### Instructions for the task
State how many lines in the entries below contain "that". Write nothing but the number.

### Records for this exercise
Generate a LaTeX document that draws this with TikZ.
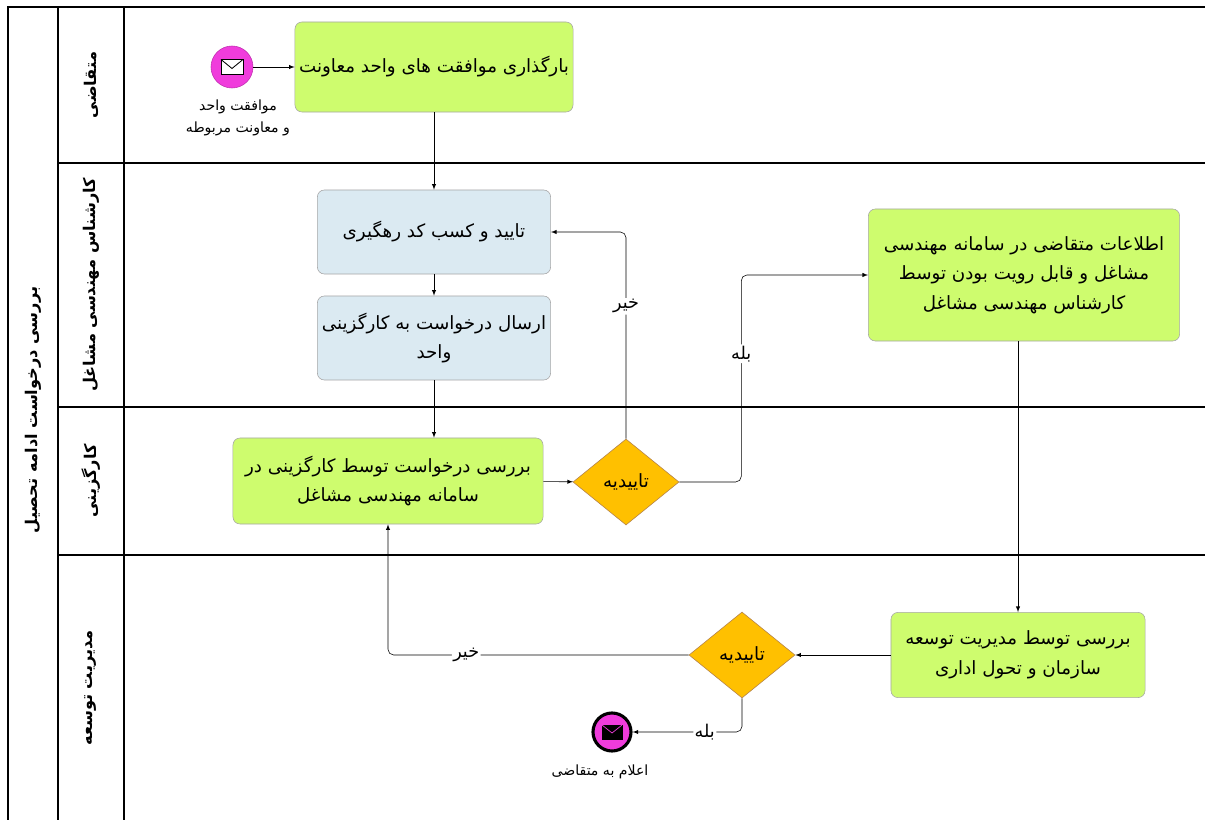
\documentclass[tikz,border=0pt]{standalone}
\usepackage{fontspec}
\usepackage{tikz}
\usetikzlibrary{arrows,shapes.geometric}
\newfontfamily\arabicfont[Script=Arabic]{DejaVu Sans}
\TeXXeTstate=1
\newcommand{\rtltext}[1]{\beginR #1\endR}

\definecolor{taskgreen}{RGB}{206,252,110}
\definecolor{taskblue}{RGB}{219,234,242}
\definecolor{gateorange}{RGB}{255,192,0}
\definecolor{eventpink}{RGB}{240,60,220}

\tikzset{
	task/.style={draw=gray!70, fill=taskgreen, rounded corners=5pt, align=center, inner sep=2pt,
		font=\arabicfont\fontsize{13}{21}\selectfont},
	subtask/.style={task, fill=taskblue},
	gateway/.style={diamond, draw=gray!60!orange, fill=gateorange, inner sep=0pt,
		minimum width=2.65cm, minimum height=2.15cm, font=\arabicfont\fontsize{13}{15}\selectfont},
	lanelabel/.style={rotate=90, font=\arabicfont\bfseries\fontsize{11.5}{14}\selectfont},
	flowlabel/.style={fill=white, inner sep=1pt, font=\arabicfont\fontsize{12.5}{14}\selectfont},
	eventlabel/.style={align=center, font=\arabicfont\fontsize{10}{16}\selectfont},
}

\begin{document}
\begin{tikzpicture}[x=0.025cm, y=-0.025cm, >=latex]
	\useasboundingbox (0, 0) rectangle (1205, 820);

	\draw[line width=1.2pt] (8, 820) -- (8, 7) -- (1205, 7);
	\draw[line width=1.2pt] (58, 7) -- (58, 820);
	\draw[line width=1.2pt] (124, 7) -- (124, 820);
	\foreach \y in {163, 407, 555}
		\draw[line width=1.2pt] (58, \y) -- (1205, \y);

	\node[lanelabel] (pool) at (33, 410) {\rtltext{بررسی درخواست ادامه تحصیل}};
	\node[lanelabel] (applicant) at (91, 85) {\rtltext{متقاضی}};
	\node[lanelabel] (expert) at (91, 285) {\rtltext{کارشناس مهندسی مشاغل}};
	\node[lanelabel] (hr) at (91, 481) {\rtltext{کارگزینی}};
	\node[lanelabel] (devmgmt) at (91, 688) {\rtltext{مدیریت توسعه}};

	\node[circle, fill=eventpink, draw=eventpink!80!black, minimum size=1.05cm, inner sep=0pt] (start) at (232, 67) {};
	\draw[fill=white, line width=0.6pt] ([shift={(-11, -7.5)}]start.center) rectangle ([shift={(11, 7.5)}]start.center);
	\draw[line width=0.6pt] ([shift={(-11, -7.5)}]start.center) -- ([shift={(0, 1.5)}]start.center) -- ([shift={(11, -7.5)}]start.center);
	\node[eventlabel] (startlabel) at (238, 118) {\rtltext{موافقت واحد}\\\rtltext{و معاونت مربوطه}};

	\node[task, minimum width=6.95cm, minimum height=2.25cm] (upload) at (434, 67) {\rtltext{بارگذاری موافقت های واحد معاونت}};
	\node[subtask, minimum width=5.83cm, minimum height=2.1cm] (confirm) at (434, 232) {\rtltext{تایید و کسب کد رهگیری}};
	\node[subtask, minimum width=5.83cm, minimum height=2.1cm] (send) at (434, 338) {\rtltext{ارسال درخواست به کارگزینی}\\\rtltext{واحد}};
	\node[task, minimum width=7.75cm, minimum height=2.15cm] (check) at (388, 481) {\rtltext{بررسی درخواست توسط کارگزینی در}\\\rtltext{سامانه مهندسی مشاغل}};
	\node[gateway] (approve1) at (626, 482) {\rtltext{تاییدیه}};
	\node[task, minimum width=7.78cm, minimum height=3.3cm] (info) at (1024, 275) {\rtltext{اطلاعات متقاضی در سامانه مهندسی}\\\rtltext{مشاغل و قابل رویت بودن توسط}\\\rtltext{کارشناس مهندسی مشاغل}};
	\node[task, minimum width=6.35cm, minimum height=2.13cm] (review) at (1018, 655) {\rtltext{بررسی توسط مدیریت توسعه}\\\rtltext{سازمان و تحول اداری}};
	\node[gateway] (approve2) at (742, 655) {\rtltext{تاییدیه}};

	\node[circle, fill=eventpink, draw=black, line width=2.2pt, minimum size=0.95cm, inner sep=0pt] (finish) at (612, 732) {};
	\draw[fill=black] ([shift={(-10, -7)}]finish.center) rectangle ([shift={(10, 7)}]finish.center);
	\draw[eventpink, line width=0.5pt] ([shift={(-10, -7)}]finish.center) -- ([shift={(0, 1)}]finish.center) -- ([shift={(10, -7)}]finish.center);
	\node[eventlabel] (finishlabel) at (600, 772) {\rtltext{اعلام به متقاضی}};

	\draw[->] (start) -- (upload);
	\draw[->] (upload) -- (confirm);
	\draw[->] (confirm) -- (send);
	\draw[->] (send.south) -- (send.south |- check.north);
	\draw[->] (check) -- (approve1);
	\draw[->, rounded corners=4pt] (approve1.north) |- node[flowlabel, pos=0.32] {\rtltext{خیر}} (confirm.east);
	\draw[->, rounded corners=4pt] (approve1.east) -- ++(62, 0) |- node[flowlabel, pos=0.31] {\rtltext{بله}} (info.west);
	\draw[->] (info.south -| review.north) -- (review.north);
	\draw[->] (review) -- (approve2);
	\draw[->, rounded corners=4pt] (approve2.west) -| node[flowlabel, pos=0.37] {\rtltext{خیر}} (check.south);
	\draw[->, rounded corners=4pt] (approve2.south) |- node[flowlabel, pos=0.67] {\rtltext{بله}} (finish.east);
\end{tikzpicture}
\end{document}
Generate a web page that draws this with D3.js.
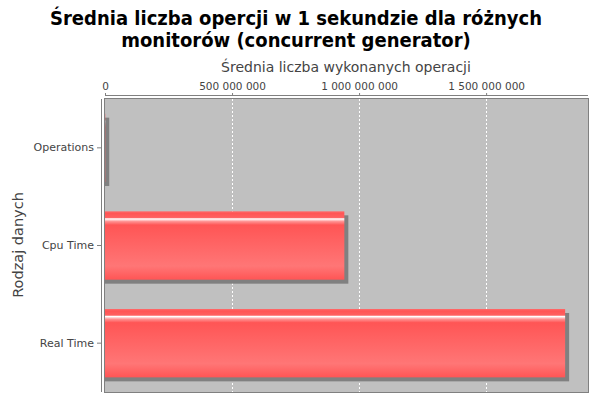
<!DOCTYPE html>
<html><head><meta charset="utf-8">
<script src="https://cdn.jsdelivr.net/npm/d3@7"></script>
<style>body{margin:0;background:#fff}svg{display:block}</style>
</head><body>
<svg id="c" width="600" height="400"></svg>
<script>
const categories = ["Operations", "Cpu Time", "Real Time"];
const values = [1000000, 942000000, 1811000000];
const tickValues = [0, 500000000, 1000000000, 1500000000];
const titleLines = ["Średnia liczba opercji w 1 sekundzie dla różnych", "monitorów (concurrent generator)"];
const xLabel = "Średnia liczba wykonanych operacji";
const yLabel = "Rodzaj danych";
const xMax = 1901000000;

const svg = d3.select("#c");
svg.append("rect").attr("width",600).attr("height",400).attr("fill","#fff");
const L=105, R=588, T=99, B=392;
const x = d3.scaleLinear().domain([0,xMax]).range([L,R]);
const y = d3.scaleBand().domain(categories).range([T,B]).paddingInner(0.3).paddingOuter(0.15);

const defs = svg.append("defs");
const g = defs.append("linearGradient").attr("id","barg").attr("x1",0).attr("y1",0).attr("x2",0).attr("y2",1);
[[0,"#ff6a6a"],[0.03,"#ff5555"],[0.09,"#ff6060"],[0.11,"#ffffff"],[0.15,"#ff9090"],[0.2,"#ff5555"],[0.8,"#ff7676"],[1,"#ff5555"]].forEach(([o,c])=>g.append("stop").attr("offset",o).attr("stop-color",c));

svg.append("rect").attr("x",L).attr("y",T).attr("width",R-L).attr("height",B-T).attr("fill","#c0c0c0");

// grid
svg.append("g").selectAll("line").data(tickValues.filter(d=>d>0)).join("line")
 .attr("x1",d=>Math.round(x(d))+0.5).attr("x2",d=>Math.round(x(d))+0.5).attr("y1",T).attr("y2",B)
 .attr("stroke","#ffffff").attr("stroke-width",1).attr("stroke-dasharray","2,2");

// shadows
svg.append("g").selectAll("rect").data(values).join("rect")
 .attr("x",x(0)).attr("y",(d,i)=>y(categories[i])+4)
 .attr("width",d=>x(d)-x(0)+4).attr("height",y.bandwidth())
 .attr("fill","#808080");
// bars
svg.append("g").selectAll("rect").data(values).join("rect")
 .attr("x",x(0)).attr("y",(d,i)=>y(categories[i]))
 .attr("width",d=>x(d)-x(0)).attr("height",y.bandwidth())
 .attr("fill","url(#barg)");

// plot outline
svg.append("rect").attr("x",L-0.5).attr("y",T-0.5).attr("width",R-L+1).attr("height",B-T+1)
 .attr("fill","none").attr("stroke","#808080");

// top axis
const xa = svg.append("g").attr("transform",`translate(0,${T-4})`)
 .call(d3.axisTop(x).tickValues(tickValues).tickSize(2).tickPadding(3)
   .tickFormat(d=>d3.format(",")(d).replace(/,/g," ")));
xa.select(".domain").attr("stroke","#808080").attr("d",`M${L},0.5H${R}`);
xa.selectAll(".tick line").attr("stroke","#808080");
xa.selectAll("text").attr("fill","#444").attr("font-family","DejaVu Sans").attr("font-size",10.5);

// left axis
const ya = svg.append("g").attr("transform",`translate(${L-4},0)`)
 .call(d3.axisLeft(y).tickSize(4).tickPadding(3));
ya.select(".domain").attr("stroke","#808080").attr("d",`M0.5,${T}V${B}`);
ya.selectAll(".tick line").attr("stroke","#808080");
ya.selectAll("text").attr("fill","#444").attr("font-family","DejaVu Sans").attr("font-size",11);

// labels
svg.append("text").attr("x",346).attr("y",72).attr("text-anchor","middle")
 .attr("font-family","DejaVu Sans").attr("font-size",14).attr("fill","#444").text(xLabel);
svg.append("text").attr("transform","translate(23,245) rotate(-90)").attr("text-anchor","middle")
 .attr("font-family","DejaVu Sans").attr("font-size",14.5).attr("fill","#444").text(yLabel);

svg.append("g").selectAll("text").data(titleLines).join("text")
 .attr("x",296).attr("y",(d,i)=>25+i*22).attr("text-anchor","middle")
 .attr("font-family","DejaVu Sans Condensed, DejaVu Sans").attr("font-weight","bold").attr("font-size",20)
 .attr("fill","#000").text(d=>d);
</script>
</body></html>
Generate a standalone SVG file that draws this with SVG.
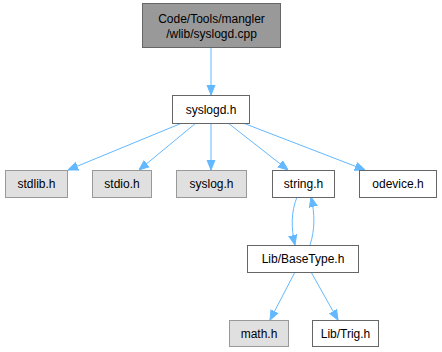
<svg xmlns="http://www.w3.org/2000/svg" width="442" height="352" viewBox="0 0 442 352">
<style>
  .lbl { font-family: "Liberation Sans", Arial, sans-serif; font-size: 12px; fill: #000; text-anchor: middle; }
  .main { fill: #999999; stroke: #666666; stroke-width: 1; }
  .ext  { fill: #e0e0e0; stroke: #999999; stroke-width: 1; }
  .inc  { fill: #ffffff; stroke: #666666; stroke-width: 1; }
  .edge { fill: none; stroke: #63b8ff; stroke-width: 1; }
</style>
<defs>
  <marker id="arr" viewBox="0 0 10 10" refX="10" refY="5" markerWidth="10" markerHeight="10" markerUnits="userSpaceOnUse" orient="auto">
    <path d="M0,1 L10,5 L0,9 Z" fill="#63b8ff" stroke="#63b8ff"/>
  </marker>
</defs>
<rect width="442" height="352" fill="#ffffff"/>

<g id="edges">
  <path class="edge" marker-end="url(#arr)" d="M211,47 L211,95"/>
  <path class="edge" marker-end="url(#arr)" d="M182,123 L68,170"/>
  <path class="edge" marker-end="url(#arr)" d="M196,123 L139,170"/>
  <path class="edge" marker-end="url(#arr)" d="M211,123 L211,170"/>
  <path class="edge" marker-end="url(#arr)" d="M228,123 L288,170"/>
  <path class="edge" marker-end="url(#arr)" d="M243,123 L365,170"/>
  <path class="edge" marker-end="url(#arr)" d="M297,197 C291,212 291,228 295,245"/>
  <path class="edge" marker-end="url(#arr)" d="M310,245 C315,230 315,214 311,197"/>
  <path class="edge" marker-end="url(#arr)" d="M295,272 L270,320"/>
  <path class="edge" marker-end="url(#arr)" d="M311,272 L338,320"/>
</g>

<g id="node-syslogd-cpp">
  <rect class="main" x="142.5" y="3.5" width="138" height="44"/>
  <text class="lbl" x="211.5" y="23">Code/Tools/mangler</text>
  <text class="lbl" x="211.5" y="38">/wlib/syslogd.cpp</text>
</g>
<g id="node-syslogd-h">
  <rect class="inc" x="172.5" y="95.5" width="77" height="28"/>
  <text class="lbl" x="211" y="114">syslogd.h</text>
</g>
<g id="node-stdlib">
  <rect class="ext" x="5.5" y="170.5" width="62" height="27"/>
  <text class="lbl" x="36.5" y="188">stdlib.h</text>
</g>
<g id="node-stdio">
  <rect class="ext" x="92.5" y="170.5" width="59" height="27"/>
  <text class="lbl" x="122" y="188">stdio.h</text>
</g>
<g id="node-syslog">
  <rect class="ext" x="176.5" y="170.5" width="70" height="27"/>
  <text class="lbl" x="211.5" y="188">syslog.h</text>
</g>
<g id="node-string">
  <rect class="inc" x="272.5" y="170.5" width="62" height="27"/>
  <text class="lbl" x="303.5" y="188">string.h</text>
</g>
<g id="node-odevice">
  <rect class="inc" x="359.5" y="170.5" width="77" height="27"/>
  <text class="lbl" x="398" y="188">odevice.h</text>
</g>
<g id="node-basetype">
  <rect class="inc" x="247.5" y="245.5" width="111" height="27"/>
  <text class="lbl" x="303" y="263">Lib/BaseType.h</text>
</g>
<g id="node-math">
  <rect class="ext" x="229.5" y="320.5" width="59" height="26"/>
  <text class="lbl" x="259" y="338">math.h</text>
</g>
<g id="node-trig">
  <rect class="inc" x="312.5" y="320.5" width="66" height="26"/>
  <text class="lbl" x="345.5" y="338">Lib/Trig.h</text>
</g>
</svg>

### Answer to this problem
3